Here is the quick version for your morning coffee. Ten fresh crypto wallets just pulled about $480 million worth of a token called LAB off the Bitget exchange in a 12-hour stretch. On-chain trackers say that haul was roughly a third of all the LAB in circulation. That is a lot, and it has reignited an old fight between Bitget and one of the loudest watchdogs in crypto, the investigator known as ZachXBT.

A bit of jargon first. A wallet is just an address that holds tokens. An exchange is the trading venue where people buy and sell those tokens. When a brand-new wallet suddenly grabs a huge chunk of a coin, analysts pay attention because it can signal coordination behind the scenes.

ZachXBT has been hammering Bitget for days. He says LAB trading looks like a textbook pump scheme, and he says Bitget keeps letting these patterns play out. In a public post, he named two Bitget executives and accused what he called the "Chinese CEX cartel" of looking the other way as long as fees keep rolling in. CEX is short for centralized exchange, the big trading platforms most retail traders use.

This is not his first complaint. Back in April he flagged a different token, RAVE, with similar concerns. Bitget said it would investigate. Months later, he says, the community has heard nothing.

Other analysts pile on with specifics. One researcher claims wallets tied to the LAB team deposited tens of millions of dollars worth of tokens to Bitget in the weeks before the price ran up on May 1. The pattern, they argue, looks like insiders loading the exchange with supply right before a pump.

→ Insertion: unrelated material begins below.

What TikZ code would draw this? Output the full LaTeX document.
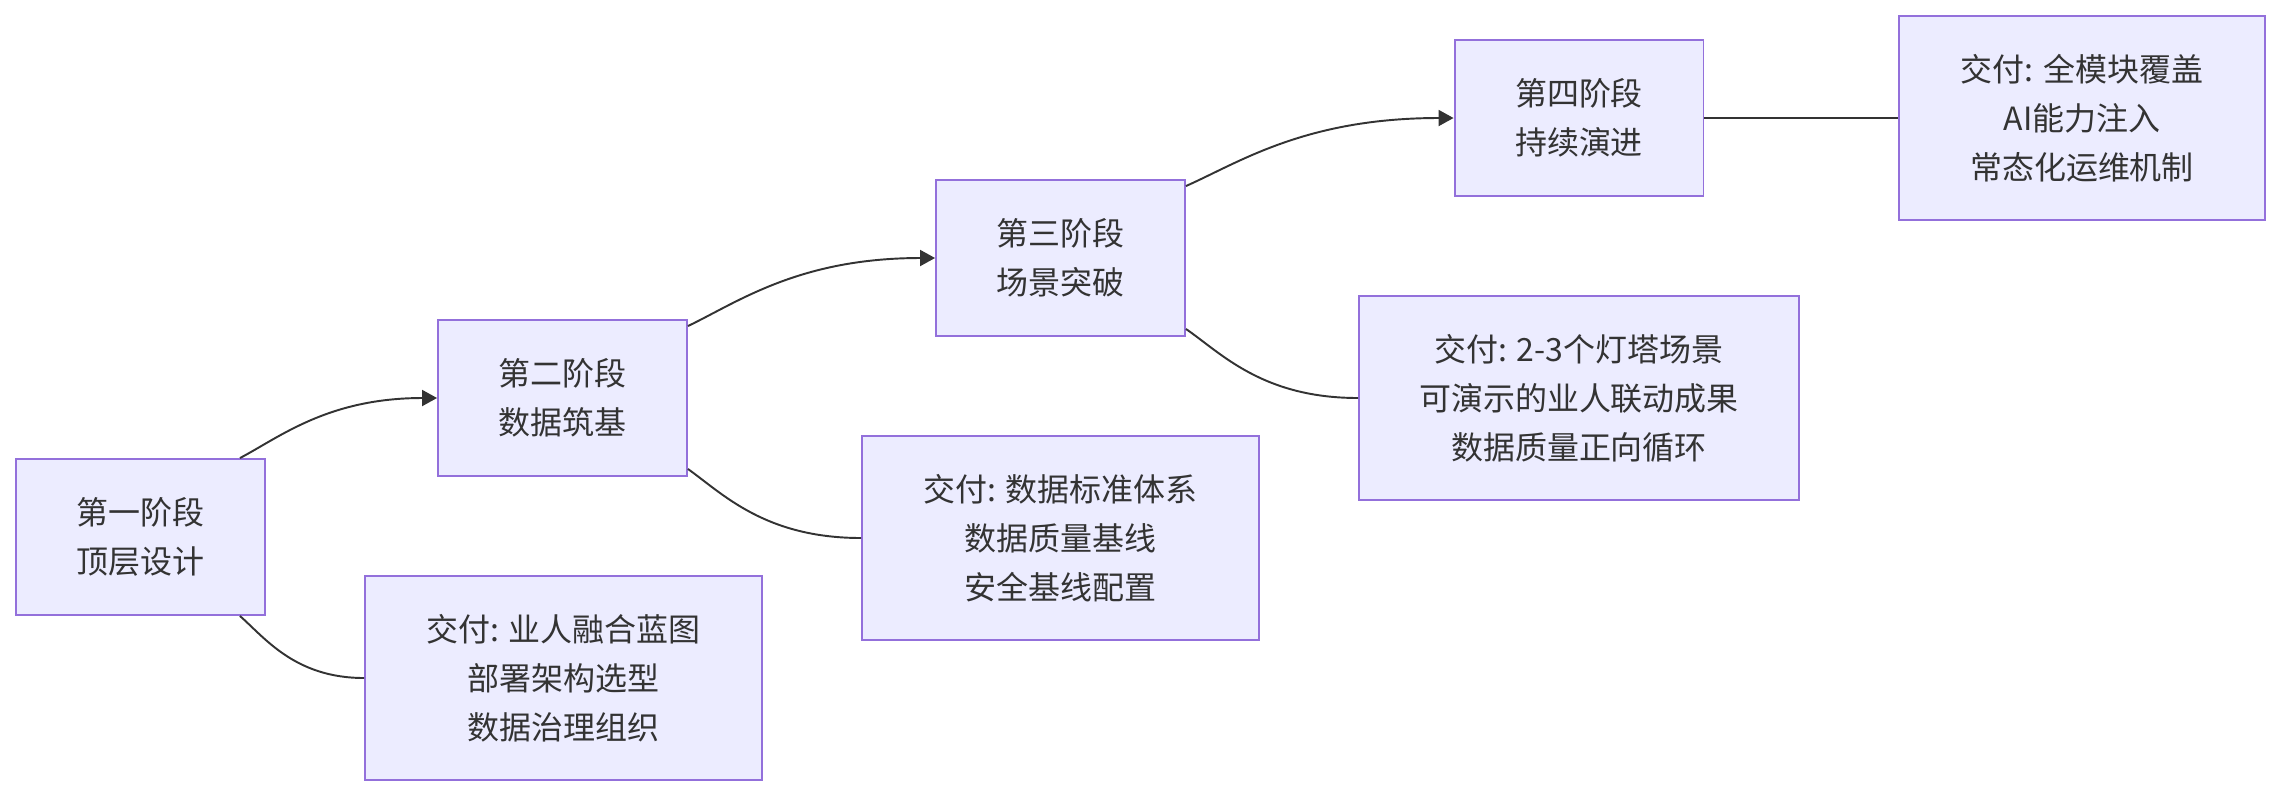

These are still allegations, not findings from regulators.

To push the inquiry, ZachXBT put up a $10,000 bounty for evidence on LAB, including chat logs, contracts with market makers, or details on the founder. Bitget's own token, BGB, traded at $2.11 at the time of the report.

Why it matters: when exchanges look complicit in suspicious trading, retail traders are the ones who get hurt, and trust in the whole crypto market takes another hit.